Why a declining money supply is now an 'ominous sign' for the global economy, in one chart

MOHAMED HWAITY / AFP / Getty Images
  • The global money supply – adjusted for US inflation – just contracted for only the sixth time since 1980.
  • Research from BAML shows the previous five times it went negative, a global economic slowdown followed.

After years of easy monetary policy, the liquidity it provided in global markets — allowing assets to be easily bought and sold — is starting to reduce.

The US Federal Reserve is already raising rates and easing back on its bond purchases, and the European Central Bank (ECB) has signaled it plans to follow suit.

As a result, the global monetary base — adjusted for US inflation — is now contracting for just the sixth time since 1980.

Investopedia.com defines the monetary base as the aggregate total of all liquid currencies in circulation and commercial bank deposits held at central banks.

Unfortunately, Bank of America Merrill Lynch (BAML) points out that the previous five contractions all preceded a global economic slowdown.

This chart from BAML tells the story:

Sixth time (un)lucky

The most recent contraction was in 2006, two years prior to the height of the global financial crisis in September 2008.

So while the exact time frame for the subsequent down-turn may be hard to predict, an extended contraction in the real monetary base is still an “ominous sign”, BAML said.

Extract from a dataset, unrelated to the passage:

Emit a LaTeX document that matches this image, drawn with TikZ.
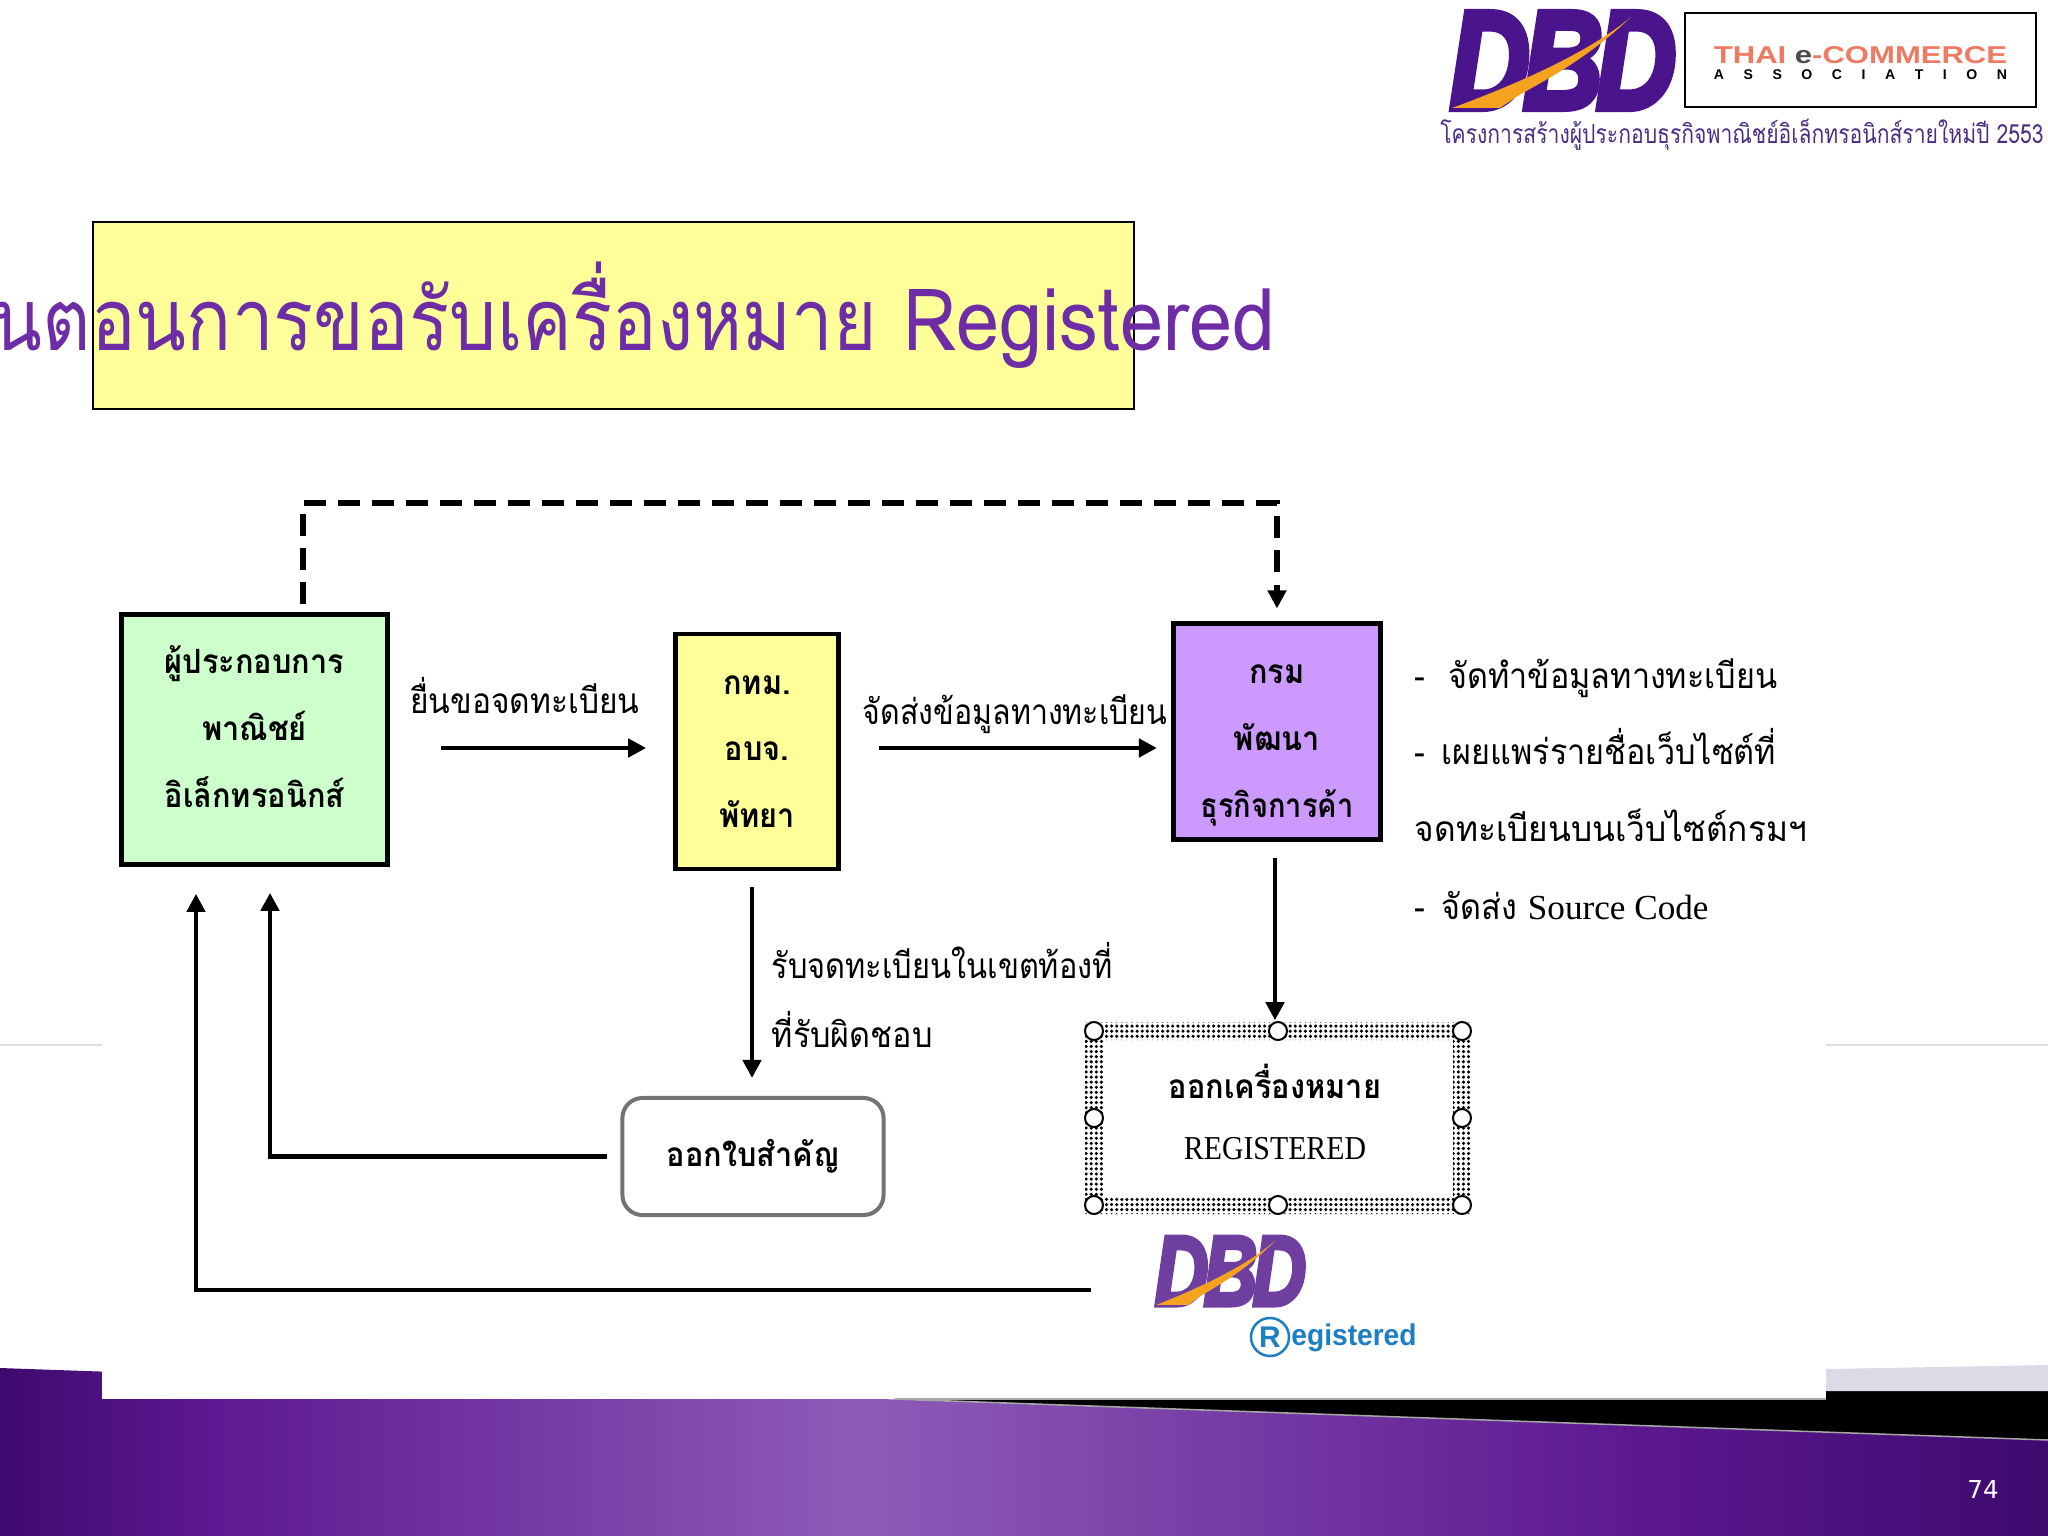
\documentclass[tikz,border=0pt]{standalone}
\usepackage{fontspec}
\usepackage{tikz}
\usetikzlibrary{arrows.meta}
\usetikzlibrary{patterns.meta}
\newfontfamily\thaifont[Script=Thai,FakeStretch=0.92]{Loma}
\newfontfamily\titlefont[Script=Thai,FakeStretch=0.9]{Loma}
\newfontfamily\titlethai[Script=Thai,FakeStretch=0.865]{Loma}
\newfontfamily\latinfont{Liberation Serif}
\newfontfamily\logofont{Liberation Sans}
\newfontfamily\dbdfont[FakeBold=5]{Liberation Sans}
\newfontfamily\numfont{DejaVu Sans}
\definecolor{bandlow}{HTML}{3E0A6E}
\definecolor{bandmid}{HTML}{5C1890}
\definecolor{bandtop}{HTML}{8E5CB8}
\definecolor{dbdpurple}{HTML}{4A148C}
\definecolor{dbdlight}{HTML}{6F3FA0}
\definecolor{swoosh}{HTML}{F5A21E}
\definecolor{titlepurple}{HTML}{6E2CA6}
\definecolor{tecred}{HTML}{EE7A62}
\definecolor{regblue}{HTML}{1C7FC4}
\definecolor{boxgreen}{HTML}{CCFFCC}
\definecolor{boxyellow}{HTML}{FFFF99}
\definecolor{boxpurple}{HTML}{CC99FF}
\definecolor{lavender}{HTML}{DDD9E6}
\definecolor{captionpurple}{HTML}{4B2E83}
\pgfdeclarehorizontalshading{bandshade}{100bp}{color(0bp)=(bandlow); color(25bp)=(bandlow); color(30bp)=(bandmid); color(46bp)=(bandtop); color(65bp)=(bandmid); color(75bp)=(bandlow); color(100bp)=(bandlow)}
% width of a text forced, height left alone
\newcommand{\fitwidth}[2]{\resizebox{#1}{\height}{#2}}
% rows of a box, raised without changing the size of the box
\newcommand{\boxrows}[2]{\raisebox{#1}[0pt][0pt]{\begin{tabular}{@{}c@{}}#2\end{tabular}}}
% swoosh over a DBD logo, box given by corner and size
\newcommand{\dbdswoosh}[3]{
	\fill[swoosh,shift={(#1)},xscale=#2,yscale=#3]
		(0.01,0.97) .. controls (0.25,0.77) and (0.60,0.45) .. (0.80,0.07)
		.. controls (0.60,0.50) and (0.40,0.72) .. (0.30,0.85)
		-- (0.22,0.97) -- cycle;
}

\begin{document}
\begin{tikzpicture}[x=0.01cm,y=-0.01cm,shorten >=0pt,draw=black!100]
	\def \dashlevel{503}
	\def \rowone{748}
	\tikzstyle{box}=[rectangle,draw=black!100,line width=0.045cm,inner sep=0pt,align=center,
		font=\thaifont\bfseries\fontsize{9.5}{19}\selectfont]
	\tikzstyle{g-node}=[box,fill=boxgreen,minimum width=2.66cm,minimum height=2.5cm]
	\tikzstyle{y-node}=[box,fill=boxyellow,minimum width=1.63cm,minimum height=2.35cm]
	\tikzstyle{p-node}=[box,fill=boxpurple,line width=0.05cm,minimum width=2.07cm,minimum height=2.15cm]
	\tikzstyle{c-node}=[box,draw=black!55,line width=0.04cm,rounded corners=0.2cm,minimum width=2.61cm,minimum height=1.17cm]
	\tikzstyle{s-node}=[rectangle,inner sep=0pt,align=center,minimum width=3.68cm,minimum height=1.74cm,
		font=\thaifont\bfseries\fontsize{9.5}{17.6}\selectfont]
	\tikzstyle{handle}=[circle,draw=black!100,fill=white,line width=0.02cm,inner sep=0pt,minimum size=0.18cm]
	\tikzstyle{annot}=[inner sep=0pt,font=\thaifont\fontsize{10}{12}\selectfont]
	\tikzstyle{flow}=[draw=black!100,line width=0.045cm,-{Triangle[length=1.8mm,width=1.8mm]}]
	\tikzstyle{dash-flow}=[flow,line width=0.055cm,dash pattern=on 2.2mm off 1.2mm]

	\useasboundingbox (0,0) rectangle (2048,1536);
	\clip (0,0) rectangle (2048,1536);

	% slide background
	\fill[black!100] (895,1399) -- (1826,1391) -- (2048,1391) -- (2048,1440) -- cycle;
	\fill[lavender] (1826,1369) -- (2048,1365) -- (2048,1391) -- (1826,1391) -- cycle;
	\shade[shading=bandshade] (0,1368) -- (2048,1440) -- (2048,1536) -- (0,1536) -- cycle;
	\draw[black!35,line width=0.015cm] (895,1399) -- (2048,1440);
	\fill[white] (102,0) rectangle (1826,1399);
	\draw[black!35,line width=0.015cm] (895,1399) -- (1826,1399);
	\draw[lavender,line width=0.015cm] (0,1045) -- (102,1045);
	\draw[lavender,line width=0.015cm] (1826,1045) -- (2048,1045);
	\node[text=white,inner sep=0pt,font=\numfont\fontsize{7}{8}\selectfont] (pageno) at (1983,1490) {74};

	% title
	\node[draw=black!100,fill=boxyellow,line width=0.02cm,inner sep=0pt,minimum width=10.41cm,minimum height=1.87cm] (titlebox) at (613.5,315.5) {};
	\node[anchor=east,text=titlepurple,inner sep=0pt,font=\titlefont\fontsize{24.5}{28}\selectfont] (title) at (1276,314) {{\titlethai ขั้นตอนการขอรับเครื่องหมาย} Registered};

	% logos top right
	\node[inner sep=0pt,text=dbdpurple,font=\dbdfont\bfseries\itshape] (dbdtop) at (1563,60.5) {\resizebox{2.26cm}{0.96cm}{D\kern-.06em B\kern-.06em D}};
	\dbdswoosh{1450,10}{226}{101}
	\node[draw=black!100,line width=0.02cm,inner sep=0pt,minimum width=3.51cm,minimum height=0.94cm] (tecbox) at (1860.5,60) {};
	\node[inner sep=0pt,text=tecred,font=\logofont\bfseries] (tecname) at (1860.5,55) {\resizebox{2.93cm}{0.17cm}{THAI {\color{black!70}e}-COMMERCE}};
	\node[inner sep=0pt,font=\logofont\bfseries\fontsize{4}{5}\selectfont] (tecsub) at (1860.5,75) {\makebox[2.93cm][s]{A\hfill S\hfill S\hfill O\hfill C\hfill I\hfill A\hfill T\hfill I\hfill O\hfill N}};
	\node[inner sep=0pt,text=captionpurple,font=\thaifont\fontsize{7.5}{8}\selectfont] (project) at (1742,135) {\fitwidth{6.03cm}{โครงการสร้างผู้ประกอบธุรกิจพาณิชย์อิเล็กทรอนิกส์รายใหม่ปี 2553}};

	% boxes
	\node[g-node] (trader) at (254.5,739.5) {\boxrows{1.3pt}{ผู้ประกอบการ\\พาณิชย์\\อิเล็กทรอนิกส์}};
	\node[y-node] (local) at (757,751.5) {กทม.\\อบจ.\\พัทยา};
	\node[p-node] (dept) at (1277,731.5) {\boxrows{-3.9pt}{กรม\\พัฒนา\\\fitwidth{1.53cm}{ธุรกิจการค้า}}};
	\node[c-node] (cert) at (753,1156.5) {ออกใบสำคัญ};
	\fill[pattern={Dots[distance=1.45pt,radius=0.5pt]},even odd rule] (1085,1022) rectangle (1471,1214) (1103,1040) rectangle (1453,1196);
	\node[s-node] (mark) at (1275,1112) {ออกเครื่องหมาย\\{\latinfont\mdseries \fitwidth{1.82cm}{REGISTERED}}};
	\foreach \px/\py/\nm in {1094/1031/nw,1278/1031/n,1462/1031/ne,1094/1118/w,1462/1118/e,1094/1205/sw,1278/1205/s,1462/1205/se}
		\node[handle] (mark-\nm) at (\px,\py) {};

	% lower logo
	\node[inner sep=0pt,text=dbdlight,font=\dbdfont\bfseries\itshape] (dbdlow) at (1230.5,1271) {\resizebox{1.51cm}{0.68cm}{D\kern-.06em B\kern-.06em D}};
	\dbdswoosh{1155,1235}{151}{72}
	\node[circle,draw=regblue,line width=0.025cm,inner sep=0pt,minimum size=0.38cm,text=regblue,font=\logofont\bfseries\fontsize{8.5}{9}\selectfont] (regmark) at (1270,1337) {R};
	\node[inner sep=0pt,text=regblue,font=\logofont\bfseries\fontsize{8.5}{9}\selectfont] (regtext) at (1354,1338) {\fitwidth{1.25cm}{egistered}};

	% labels
	\node[annot] (submit) at (525,696) {\fitwidth{2.29cm}{ยื่นขอจดทะเบียน}};
	\node[annot] (send) at (1015,714) {\fitwidth{3.04cm}{จัดส่งข้อมูลทางทะเบียน}};
	\node[annot,anchor=west] (accept) at (771,960) {\fitwidth{3.41cm}{รับจดทะเบียนในเขตท้องที่}};
	\node[annot,anchor=west] (resp) at (771,1029) {ที่รับผิดชอบ};
	\node[annot,anchor=west] (item1) at (1414,678) {-\hspace{2.3mm}จัดทำข้อมูลทางทะเบียน};
	\node[annot,anchor=west] (item2) at (1414,747) {-\hspace{1.6mm}เผยแพร่รายชื่อเว็บไซต์ที่};
	\node[annot,anchor=west] (item3) at (1414,825) {\fitwidth{3.92cm}{จดทะเบียนบนเว็บไซต์กรมฯ}};
	\node[annot,anchor=west] (item4) at (1414,906) {-\hspace{1.6mm}จัดส่ง {\latinfont Source Code}};

	% corners of the long connectors
	\coordinate (row) at (0,\rowone);
	\coordinate (dash-a) at (303,\dashlevel);
	\coordinate (dash-b) at (1277,\dashlevel);
	\coordinate (cert-turn) at (270,1157);
	\coordinate (logo-turn) at (196,1290);
	\coordinate (down-a) at (752,900);
	\coordinate (down-b) at (1275,900);

	\path
		(trader.east |- row)	edge[flow,shorten <=5.1mm,shorten >=2.7mm]	(local.west |- row)
		(local.east |- row)	edge[flow,shorten <=3.8mm,shorten >=1.4mm]	(dept.west |- row)
		(local.south -| down-a)	edge[flow,shorten <=1.6mm,shorten >=1.8mm]	(cert.north -| down-a)
		(dept.south -| down-b)	edge[flow,shorten <=1.6mm,shorten >=0.4mm]	(mark.north -| down-b);
	\draw[dash-flow,shorten <=0.8mm,shorten >=1.3mm] (trader.north -| dash-a) -- (dash-a) -- (dash-b) -- (dept.north -| dash-b);
	\draw[flow,shorten <=1.3mm,shorten >=2.6mm] (cert.west) -- (cert.west -| cert-turn) -- (trader.south -| cert-turn);
	\draw[flow,shorten <=6.3mm,shorten >=2.7mm] (dbdlow.west |- logo-turn) -- (logo-turn) -- (trader.south -| logo-turn);
\end{tikzpicture}
\end{document}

And looking ahead to 2019, it’s “highly likely for the global inflation-adjusted monetary base to contract further”.

They cited the ongoing tightening measures by the US Fed, which is still on track to raise rates again in December, along with expectations of a “sharp stop to ECB quantative easing”.

And despite some recent turmoil in global stock markets, JP Morgan expects the Fed to hike rates another four times next year as inflationary pressures begin to rise.